##### DATASET ROWS #####

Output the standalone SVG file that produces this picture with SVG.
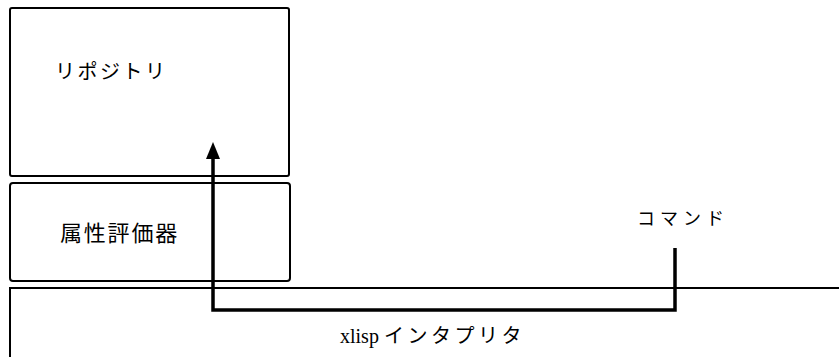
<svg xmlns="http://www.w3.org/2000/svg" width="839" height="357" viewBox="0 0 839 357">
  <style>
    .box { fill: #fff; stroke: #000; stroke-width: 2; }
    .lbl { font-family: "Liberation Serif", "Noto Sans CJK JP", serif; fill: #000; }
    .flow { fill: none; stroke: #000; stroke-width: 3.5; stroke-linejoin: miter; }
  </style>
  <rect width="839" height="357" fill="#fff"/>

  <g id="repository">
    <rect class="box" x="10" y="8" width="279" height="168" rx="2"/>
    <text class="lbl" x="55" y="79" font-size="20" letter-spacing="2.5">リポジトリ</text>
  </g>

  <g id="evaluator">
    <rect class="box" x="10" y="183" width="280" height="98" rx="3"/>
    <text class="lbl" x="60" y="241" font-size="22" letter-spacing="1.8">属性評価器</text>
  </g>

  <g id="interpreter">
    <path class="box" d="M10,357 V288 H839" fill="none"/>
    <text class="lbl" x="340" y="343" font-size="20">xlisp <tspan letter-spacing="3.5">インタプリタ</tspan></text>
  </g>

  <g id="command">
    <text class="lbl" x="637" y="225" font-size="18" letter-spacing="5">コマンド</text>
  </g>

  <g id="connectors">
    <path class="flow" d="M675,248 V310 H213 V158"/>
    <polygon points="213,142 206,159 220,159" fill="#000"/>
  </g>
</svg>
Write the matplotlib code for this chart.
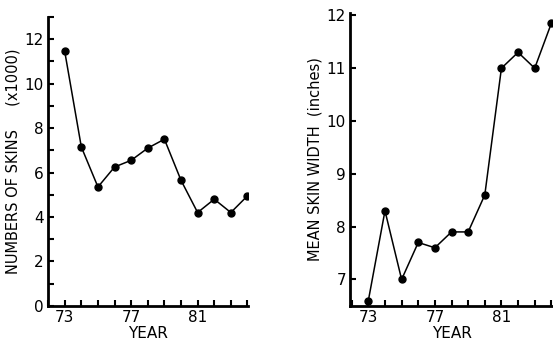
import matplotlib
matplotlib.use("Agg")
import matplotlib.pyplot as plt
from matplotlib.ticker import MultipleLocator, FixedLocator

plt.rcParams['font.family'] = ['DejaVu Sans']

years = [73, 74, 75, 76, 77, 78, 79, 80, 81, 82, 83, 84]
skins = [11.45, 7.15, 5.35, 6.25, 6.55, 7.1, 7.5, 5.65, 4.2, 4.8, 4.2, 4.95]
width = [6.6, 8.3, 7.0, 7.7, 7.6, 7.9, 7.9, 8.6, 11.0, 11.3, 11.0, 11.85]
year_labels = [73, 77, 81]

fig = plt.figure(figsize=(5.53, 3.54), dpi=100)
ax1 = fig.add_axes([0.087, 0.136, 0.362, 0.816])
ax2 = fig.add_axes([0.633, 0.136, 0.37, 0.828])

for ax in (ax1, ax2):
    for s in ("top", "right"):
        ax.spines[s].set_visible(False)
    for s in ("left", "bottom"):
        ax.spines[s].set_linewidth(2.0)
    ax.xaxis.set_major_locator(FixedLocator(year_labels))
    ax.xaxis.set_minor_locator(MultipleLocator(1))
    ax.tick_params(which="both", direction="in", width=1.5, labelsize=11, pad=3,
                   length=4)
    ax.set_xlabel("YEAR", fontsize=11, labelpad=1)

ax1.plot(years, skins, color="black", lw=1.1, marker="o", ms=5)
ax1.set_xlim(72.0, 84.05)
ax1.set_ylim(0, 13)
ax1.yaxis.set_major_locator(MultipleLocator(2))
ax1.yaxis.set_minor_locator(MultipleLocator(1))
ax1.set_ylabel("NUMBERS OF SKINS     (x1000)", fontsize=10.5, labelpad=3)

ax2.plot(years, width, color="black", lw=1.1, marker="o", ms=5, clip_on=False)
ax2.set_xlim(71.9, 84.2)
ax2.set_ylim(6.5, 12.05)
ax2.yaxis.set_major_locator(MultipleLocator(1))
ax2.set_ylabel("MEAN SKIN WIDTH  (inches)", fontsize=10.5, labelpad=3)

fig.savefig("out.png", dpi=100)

#####

Give every line back word for word and leave the pictures out.

Output the standalone SVG file that produces this picture with SVG.
<svg xmlns="http://www.w3.org/2000/svg" width="839" height="357" viewBox="0 0 839 357">
  <style>
    .box { fill: #fff; stroke: #000; stroke-width: 2; }
    .lbl { font-family: "Liberation Serif", "Noto Sans CJK JP", serif; fill: #000; }
    .flow { fill: none; stroke: #000; stroke-width: 3.5; stroke-linejoin: miter; }
  </style>
  <rect width="839" height="357" fill="#fff"/>

  <g id="repository">
    <rect class="box" x="10" y="8" width="279" height="168" rx="2"/>
    <text class="lbl" x="55" y="79" font-size="20" letter-spacing="2.5">リポジトリ</text>
  </g>

  <g id="evaluator">
    <rect class="box" x="10" y="183" width="280" height="98" rx="3"/>
    <text class="lbl" x="60" y="241" font-size="22" letter-spacing="1.8">属性評価器</text>
  </g>

  <g id="interpreter">
    <path class="box" d="M10,357 V288 H839" fill="none"/>
    <text class="lbl" x="340" y="343" font-size="20">xlisp <tspan letter-spacing="3.5">インタプリタ</tspan></text>
  </g>

  <g id="command">
    <text class="lbl" x="637" y="225" font-size="18" letter-spacing="5">コマンド</text>
  </g>

  <g id="connectors">
    <path class="flow" d="M675,248 V310 H213 V158"/>
    <polygon points="213,142 206,159 220,159" fill="#000"/>
  </g>
</svg>
Write the matplotlib code for this chart.
import matplotlib
matplotlib.use("Agg")
import matplotlib.pyplot as plt
from matplotlib.ticker import MultipleLocator, FixedLocator

plt.rcParams['font.family'] = ['DejaVu Sans']

years = [73, 74, 75, 76, 77, 78, 79, 80, 81, 82, 83, 84]
skins = [11.45, 7.15, 5.35, 6.25, 6.55, 7.1, 7.5, 5.65, 4.2, 4.8, 4.2, 4.95]
width = [6.6, 8.3, 7.0, 7.7, 7.6, 7.9, 7.9, 8.6, 11.0, 11.3, 11.0, 11.85]
year_labels = [73, 77, 81]

fig = plt.figure(figsize=(5.53, 3.54), dpi=100)
ax1 = fig.add_axes([0.087, 0.136, 0.362, 0.816])
ax2 = fig.add_axes([0.633, 0.136, 0.37, 0.828])

for ax in (ax1, ax2):
    for s in ("top", "right"):
        ax.spines[s].set_visible(False)
    for s in ("left", "bottom"):
        ax.spines[s].set_linewidth(2.0)
    ax.xaxis.set_major_locator(FixedLocator(year_labels))
    ax.xaxis.set_minor_locator(MultipleLocator(1))
    ax.tick_params(which="both", direction="in", width=1.5, labelsize=11, pad=3,
                   length=4)
    ax.set_xlabel("YEAR", fontsize=11, labelpad=1)

ax1.plot(years, skins, color="black", lw=1.1, marker="o", ms=5)
ax1.set_xlim(72.0, 84.05)
ax1.set_ylim(0, 13)
ax1.yaxis.set_major_locator(MultipleLocator(2))
ax1.yaxis.set_minor_locator(MultipleLocator(1))
ax1.set_ylabel("NUMBERS OF SKINS     (x1000)", fontsize=10.5, labelpad=3)

ax2.plot(years, width, color="black", lw=1.1, marker="o", ms=5, clip_on=False)
ax2.set_xlim(71.9, 84.2)
ax2.set_ylim(6.5, 12.05)
ax2.yaxis.set_major_locator(MultipleLocator(1))
ax2.set_ylabel("MEAN SKIN WIDTH  (inches)", fontsize=10.5, labelpad=3)

fig.savefig("out.png", dpi=100)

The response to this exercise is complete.